David Burrows, Cable Bahamas' senior vice-president of marketing, told Tribune Business there was "no question" that NewCo2015 Ltd would match the 42 per cent market share threshold typically hit by Caribbean mobile entrants within three years of start-up.
He said the real issue was "how much more than that" NewCo2015 will gain, given that the BISX-listed communications provider had "proven" its ability to compete with the Bahamas Telecommunications Company (BTC) across all product lines.
Speaking after regulators confirmed the issuance of NewCo2015's 15-year operating licence last week, Mr Burrows said Cable Bahamas was "hitting the ground running" with its new venture.
The BISX-listed provider, which has Board and management control at NewCo2015, has appointed Damian Blackburn, Digicel's former Caribbean regional chief, as the new operator's chief executive.
Mr Blackburn, who has also headed Digicel's operations in Haiti and Honduras, will be supported by a management team largely drawn from that same mobile operator, Tribune Business can reveal.
And, to support Cable Bahamas' realisation of its 'quad play' dream, Mr Burrows said the company had launched its REVUniversity training school, headed by Beverley Saunders, who fulfilled the same role at Atlantis.
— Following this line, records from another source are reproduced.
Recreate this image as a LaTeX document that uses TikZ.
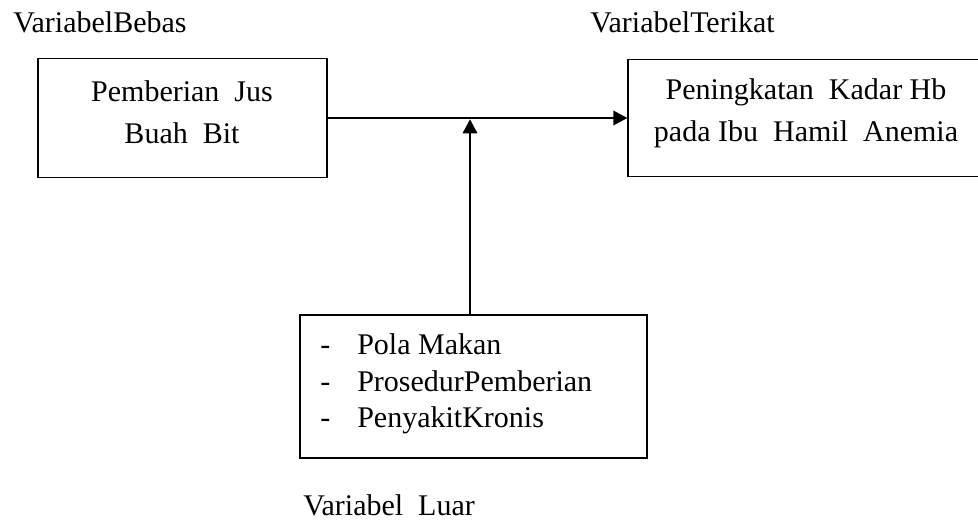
\documentclass[tikz,border=0pt]{standalone}
\usepackage{fontspec}
\setmainfont{Liberation Serif}
\usetikzlibrary{arrows.meta}

\tikzset{
  varbox/.style={draw, line width=1pt, rectangle, inner sep=0pt},
  boxtext/.style={align=center, inner sep=0pt, font=\fontsize{22.5}{31.5}\selectfont},
  headtext/.style={anchor=base west, inner sep=0pt, font=\fontsize{22.5}{27}\selectfont},
  flowarrow/.style={line width=1pt, -{Triangle[length=10.5pt, width=11pt]}}
}

\begin{document}
\begin{tikzpicture}[x=0.75pt,y=0.75pt,yscale=-1,xscale=1]
        \useasboundingbox (0,0) rectangle (978,531);

        %Headings
        \node [headtext] (bebaslabel) at (13,33) {VariabelBebas};
        \node [headtext] (terikatlabel) at (590,33) {VariabelTerikat};
        \node [headtext] (luarlabel) at (303,515) {Variabel\ \ Luar};

        %Shape: Rectangle [independent variable]
        \node [varbox, minimum width=216.75pt, minimum height=89.25pt] (bebas) at (182.5,118) {};
        \node [boxtext] (bebastext) at (182,112) {Pemberian\ \ Jus\\Buah\ \ Bit};

        %Shape: Rectangle [dependent variable] -- runs past the right margin
        \node [varbox, minimum width=277.5pt, minimum height=87.75pt] (terikat) at (813,118) {};
        \node [boxtext] (terikattext) at (806,113) {Peningkatan\ \ Kadar Hb\\pada Ibu\ \ Hamil\ \ Anemia};

        %Shape: Rectangle [confounding variables]
        \node [varbox, minimum width=260.25pt, minimum height=107.25pt] (luar) at (473.5,386.5) {};
        \node [anchor=north west, align=left, inner sep=0pt, font=\fontsize{22.5}{27.4}\selectfont] (luartext) at (320,333.5)
          {\makebox[27.75pt][l]{-}Pola Makan\\
           \makebox[27.75pt][l]{-}ProsedurPemberian\\
           \makebox[27.75pt][l]{-}PenyakitKronis};

        %Straight Lines with arrows
        \coordinate (junction) at (470,118);
        \draw [flowarrow] (bebas.east) -- (terikat.west);
        \draw [flowarrow, shorten >=1pt] (luar.north -| junction) -- (junction);
\end{tikzpicture}
\end{document}
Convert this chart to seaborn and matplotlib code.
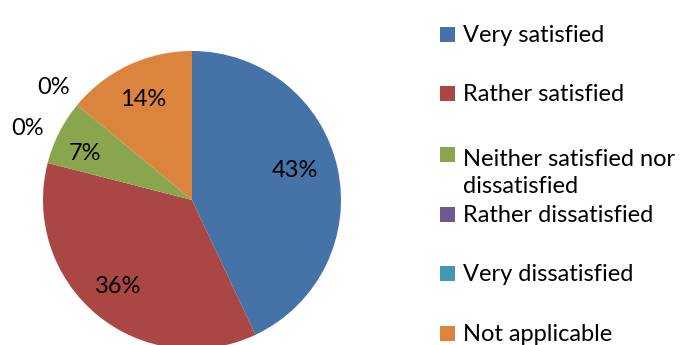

With Cable Bahamas having already paid the $62.5 million spectrum licence to the Utilities Regulation and Competition Authority (URCA), it now has until the end of this week to lodge an $18.2 million performance bond with the regulator to guarantee performance of its network roll-out obligations.
Mr Burrows told Tribune Business there was "no impediment" now, either from the performance bond requirment or anything else, to Cable Bahamas proceeding with NewCo2015's launch.
"We've been planning for this for a long time - to win the licence and be the second provider in the country," he said. "We know the road we're travelling, and the goals we're going after.
"This [the mobile licence] was the next phase of our development. We have fairly saturated the market in terms of broadband Internet and TV, and made a huge splash in the landline voice business.
"We've been able to penetrate the Florida market and expand our fibre presence throughout the Bahamas to the entire state of Florida. The next great achievement for us is to be able to offer mobile services to the entire Bahamas."
He added that NewCo's imminent arrival had triggered significant interest in employment opportunities, although he was unable to specify how many jobs will be available immediately.
"Today, we already have over 800 applications so far," Mr Burrows told Tribune Business.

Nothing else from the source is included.